Tous les grands courants politiques, en Tunisie, ont endossés le rôle du bourreaux et de la victime, avec un petit bémol car je ne pense pas que la nébuleuse autour de KS est la gauche Tunisienne. Cette situation pourrait permettre à beaucoup de tirer les leçons qui s'imposent et à adhérer complètement et sincèrement aux principes démocratiques. C'est un élément qui me laisse penser qu'on finira par trouver l'équilibre dans ce processus de construction démocratique.
Je pense que ce n'est pas le désert politique, Ettayar, Afek et autres portent la voix de la raison et de la démocratie mais souffrent de la tendance des tunisiens à chercher la figure emblématique et le discours enflammé. Après les déceptions qui s'enchaînent, ce discours finira par faire écho et cristalliser l'idée que seules les institutions et la culture démocratique pourront nous prémunir contre toutes velléité totalitaire.

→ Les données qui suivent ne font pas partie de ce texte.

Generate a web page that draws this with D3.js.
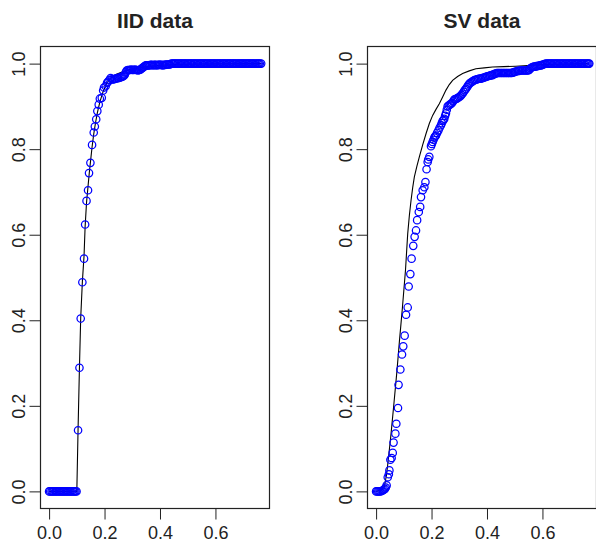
<!DOCTYPE html>
<html>
<head>
<meta charset="utf-8">
<script src="https://cdn.jsdelivr.net/npm/d3@7"></script>
<style>
  body { margin: 0; background: #fff; }
  svg { display: block; font-family: "Liberation Sans", Arial, Helvetica, sans-serif; }
</style>
</head>
<body>
<svg id="chart" width="596" height="543"></svg>
<script>
const iidEcdf = [
  [0.000,0],[0.004,0],[0.009,0],[0.013,0],[0.017,0],[0.022,0],[0.026,0],[0.030,0],
  [0.035,0],[0.039,0],[0.043,0],[0.048,0],[0.052,0],[0.056,0],[0.061,0],[0.065,0],
  [0.069,0],[0.074,0],[0.078,0],[0.082,0],[0.087,0],[0.091,0],[0.095,0],[0.099,0],
  [0.1045,0.143],[0.1095,0.289],[0.114,0.404],[0.120,0.489],[0.126,0.544],[0.130,0.624],
  [0.135,0.679],[0.1405,0.704],[0.144,0.744],[0.149,0.768],[0.155,0.810],[0.161,0.839],
  [0.165,0.853],[0.170,0.870],[0.174,0.889],[0.179,0.904],[0.183,0.918],[0.190,0.920],
  [0.195,0.937],[0.198,0.944],[0.204,0.947],[0.209,0.955],[0.213,0.958],[0.218,0.962],
  [0.222,0.966],[0.227,0.963],[0.232,0.963],[0.236,0.964],[0.240,0.965],[0.245,0.966],
  [0.249,0.966],[0.254,0.967],[0.258,0.968],[0.262,0.969],[0.266,0.970],[0.270,0.972],
  [0.273,0.974],[0.277,0.980],[0.280,0.984],[0.284,0.985],[0.288,0.985],[0.292,0.985],
  [0.296,0.986],[0.300,0.985],[0.305,0.985],[0.309,0.986],[0.313,0.985],[0.317,0.985],
  [0.321,0.984],[0.325,0.985],[0.329,0.986],[0.333,0.988],[0.337,0.990],[0.341,0.992],
  [0.345,0.994],[0.349,0.996],[0.353,0.996],[0.358,0.996],[0.362,0.996],[0.366,0.997],
  [0.371,0.997],[0.375,0.996],[0.380,0.997],[0.384,0.997],[0.388,0.996],[0.393,0.997],
  [0.397,0.997],[0.401,0.997],[0.406,0.997],[0.410,0.996],[0.414,0.997],[0.419,0.997],
  [0.423,0.998],[0.427,0.998],[0.432,0.998],[0.436,0.998],[0.441,1],[0.445,1],
  [0.450,1],[0.454,1],[0.458,1],[0.463,1],[0.467,1],[0.472,1],[0.476,1],[0.480,1],
  [0.485,1],[0.489,1],[0.493,1],[0.498,1],[0.502,1],[0.507,1],[0.511,1],[0.515,1],
  [0.520,1],[0.524,1],[0.528,1],[0.533,1],[0.537,1],[0.542,1],[0.546,1],[0.550,1],
  [0.555,1],[0.559,1],[0.563,1],[0.568,1],[0.572,1],[0.577,1],[0.581,1],[0.585,1],
  [0.590,1],[0.594,1],[0.598,1],[0.603,1],[0.607,1],[0.612,1],[0.616,1],[0.620,1],
  [0.625,1],[0.629,1],[0.633,1],[0.638,1],[0.642,1],[0.647,1],[0.651,1],[0.655,1],
  [0.660,1],[0.664,1],[0.668,1],[0.673,1],[0.677,1],[0.682,1],[0.686,1],[0.690,1],
  [0.695,1],[0.699,1],[0.703,1],[0.708,1],[0.712,1],[0.717,1],[0.721,1],[0.725,1],
  [0.730,1],[0.734,1],[0.738,1],[0.743,1],[0.747,1],[0.752,1],[0.756,1],[0.760,1],
  [0.765,1]
];

const iidFit = [
  [0,0],[0.100,0],[0.1045,0.145],[0.1095,0.29],[0.114,0.405],[0.120,0.49],[0.126,0.55],
  [0.130,0.62],[0.135,0.675],[0.140,0.71],[0.145,0.745],[0.150,0.775],[0.155,0.805],
  [0.161,0.835],[0.167,0.86],[0.174,0.885],[0.183,0.91],[0.195,0.935],[0.209,0.955],
  [0.225,0.967],[0.243,0.975],[0.265,0.981],[0.290,0.986],[0.330,0.991],[0.380,0.995],
  [0.450,0.998],[0.550,0.999],[0.765,1]
];

const svEcdf = [
  [0.000,0],[0.004,0],[0.008,0],[0.012,0],[0.016,0],[0.020,0.001],[0.024,0.002],
  [0.028,0.004],[0.032,0.006],[0.035,0.009],[0.038,0.014],[0.042,0.033],[0.046,0.040],
  [0.048,0.049],[0.0515,0.074],[0.056,0.078],[0.060,0.090],[0.063,0.114],[0.0695,0.135],
  [0.073,0.158],[0.079,0.195],[0.081,0.249],[0.0875,0.285],[0.0935,0.320],[0.098,0.339],
  [0.103,0.364],[0.108,0.413],[0.114,0.430],[0.1175,0.479],[0.1235,0.508],[0.128,0.544],
  [0.134,0.574],[0.139,0.595],[0.144,0.610],[0.148,0.634],[0.154,0.653],[0.159,0.665],
  [0.162,0.688],[0.168,0.704],[0.174,0.711],[0.178,0.723],[0.182,0.753],[0.186,0.770],
  [0.188,0.776],[0.192,0.782],[0.198,0.807],[0.201,0.812],[0.204,0.817],[0.207,0.822],
  [0.210,0.827],[0.213,0.830],[0.216,0.832],[0.220,0.838],[0.225,0.844],[0.229,0.850],
  [0.234,0.856],[0.237,0.861],[0.240,0.866],[0.243,0.868],[0.246,0.871],[0.249,0.878],
  [0.252,0.884],[0.255,0.892],[0.258,0.900],[0.262,0.902],[0.266,0.904],[0.270,0.906],
  [0.274,0.908],[0.278,0.912],[0.282,0.916],[0.286,0.917],[0.291,0.918],[0.295,0.920],
  [0.300,0.922],[0.304,0.924],[0.308,0.927],[0.312,0.930],[0.316,0.934],[0.320,0.938],
  [0.324,0.941],[0.328,0.945],[0.332,0.949],[0.336,0.953],[0.340,0.955],[0.345,0.957],
  [0.349,0.959],[0.354,0.961],[0.358,0.962],[0.363,0.963],[0.368,0.964],[0.373,0.965],
  [0.378,0.965],[0.383,0.966],[0.387,0.967],[0.392,0.968],[0.396,0.969],[0.401,0.970],
  [0.406,0.971],[0.411,0.972],[0.416,0.973],[0.420,0.973],[0.424,0.975],[0.428,0.976],
  [0.432,0.977],[0.436,0.978],[0.440,0.978],[0.444,0.978],[0.449,0.978],[0.453,0.978],
  [0.458,0.978],[0.462,0.978],[0.467,0.978],[0.471,0.978],[0.476,0.978],[0.480,0.978],
  [0.485,0.978],[0.489,0.978],[0.493,0.979],[0.498,0.980],[0.502,0.981],[0.507,0.982],
  [0.512,0.983],[0.516,0.983],[0.521,0.984],[0.526,0.984],[0.530,0.984],[0.535,0.984],
  [0.540,0.984],[0.544,0.984],[0.549,0.984],[0.553,0.986],[0.557,0.989],[0.561,0.991],
  [0.565,0.992],[0.569,0.993],[0.574,0.993],[0.578,0.994],[0.582,0.994],[0.586,0.995],
  [0.591,0.996],[0.595,0.996],[0.599,0.997],[0.603,0.998],[0.608,0.999],[0.612,1],
  [0.617,1],[0.621,1],[0.626,1],[0.630,1],[0.634,1],[0.639,1],[0.643,1],[0.648,1],
  [0.652,1],[0.656,1],[0.661,1],[0.665,1],[0.670,1],[0.674,1],[0.678,1],[0.683,1],
  [0.687,1],[0.692,1],[0.696,1],[0.700,1],[0.705,1],[0.709,1],[0.714,1],[0.718,1],
  [0.722,1],[0.727,1],[0.731,1],[0.736,1],[0.740,1],[0.744,1],[0.749,1],[0.753,1],
  [0.758,1],[0.762,1],[0.766,1],[0.769,1]
];

const svFit = [
  [0,0],[0.020,0.003],[0.030,0.012],[0.038,0.04],[0.045,0.08],[0.054,0.135],[0.065,0.21],
  [0.075,0.28],[0.084,0.35],[0.095,0.43],[0.106,0.517],[0.114,0.602],[0.120,0.645],
  [0.126,0.68],[0.132,0.71],[0.138,0.735],[0.147,0.76],[0.156,0.782],[0.168,0.81],
  [0.180,0.836],[0.192,0.86],[0.204,0.879],[0.216,0.893],[0.228,0.906],[0.240,0.922],
  [0.252,0.938],[0.264,0.951],[0.276,0.961],[0.294,0.97],[0.312,0.977],[0.336,0.983],
  [0.360,0.988],[0.390,0.990],[0.420,0.992],[0.460,0.993],[0.504,0.994],[0.560,0.996],
  [0.620,0.998],[0.769,1]
];

const xTicks = [0, 0.2, 0.4, 0.6];
const yTicks = [0, 0.2, 0.4, 0.6, 0.8, 1.0];

const panels = [
  { title: 'IID data', ecdf: iidEcdf, fit: iidFit, left: 40.5 },
  { title: 'SV data', ecdf: svEcdf, fit: svFit, left: 367.5 }
];

const svg = d3.select('#chart');
const boxW = 229;
const plotTop = 46.5;
const plotBottom = 508.5;

const y = d3.scaleLinear().domain([-0.04, 1.04]).range([plotBottom, plotTop]);

panels.forEach(p => {
  const x = d3.scaleLinear().domain([-0.031, 0.795]).range([p.left, p.left + boxW]);
  const g = svg.append('g');

  g.append('text')
    .attr('x', p.left + boxW / 2)
    .attr('y', 28)
    .attr('text-anchor', 'middle')
    .attr('font-size', 21)
    .attr('font-weight', 'bold')
    .attr('fill', '#222')
    .text(p.title);

  const xAxis = g.append('g')
    .attr('transform', `translate(0,${plotBottom})`)
    .call(d3.axisBottom(x).tickValues(xTicks).tickSize(11).tickFormat(d3.format('.1f')));
  xAxis.select('.domain').remove();
  xAxis.selectAll('text').attr('y', 30.5).attr('dy', 0);

  const yAxis = g.append('g')
    .attr('transform', `translate(${p.left},0)`)
    .call(d3.axisLeft(y).tickValues(yTicks).tickSize(11).tickFormat(d3.format('.1f')));
  yAxis.select('.domain').remove();
  yAxis.selectAll('text')
    .attr('x', 0).attr('dy', 0)
    .attr('text-anchor', 'middle')
    .attr('transform', 'translate(-16,0) rotate(-90)');

  [xAxis, yAxis].forEach(a => {
    a.attr('font-size', 18).attr('font-family', null);
    a.selectAll('line').attr('stroke', '#222');
    a.selectAll('text').attr('fill', '#222');
  });

  g.append('path')
    .datum(p.fit)
    .attr('fill', 'none')
    .attr('stroke', '#000')
    .attr('stroke-width', 1.1)
    .attr('d', d3.line().x(d => x(d[0])).y(d => y(d[1])));

  g.selectAll('circle')
    .data(p.ecdf)
    .enter()
    .append('circle')
    .attr('cx', d => x(d[0]))
    .attr('cy', d => y(d[1]))
    .attr('r', 3.7)
    .attr('fill', 'none')
    .attr('stroke', '#0000ff')
    .attr('stroke-width', 1.25);

  g.append('rect')
    .attr('x', p.left)
    .attr('y', plotTop)
    .attr('width', boxW)
    .attr('height', plotBottom - plotTop)
    .attr('fill', 'none')
    .attr('stroke', '#222')
    .attr('stroke-width', 1.2);
});
</script>
</body>
</html>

Le cas de l'Italie est le meilleur exemple pour constater qu'un parti fasciste sera toujours contenu. C'est pour cette raison également que ni Ennahdha ni KS n'ont voulu installer la cour constitutionnelle par crainte de voir leurs pouvoirs limités.
Malgré la situation économique pressante, je pense que la priorité est de constituer un front politique autour de cette idée de "une scène politique saine ".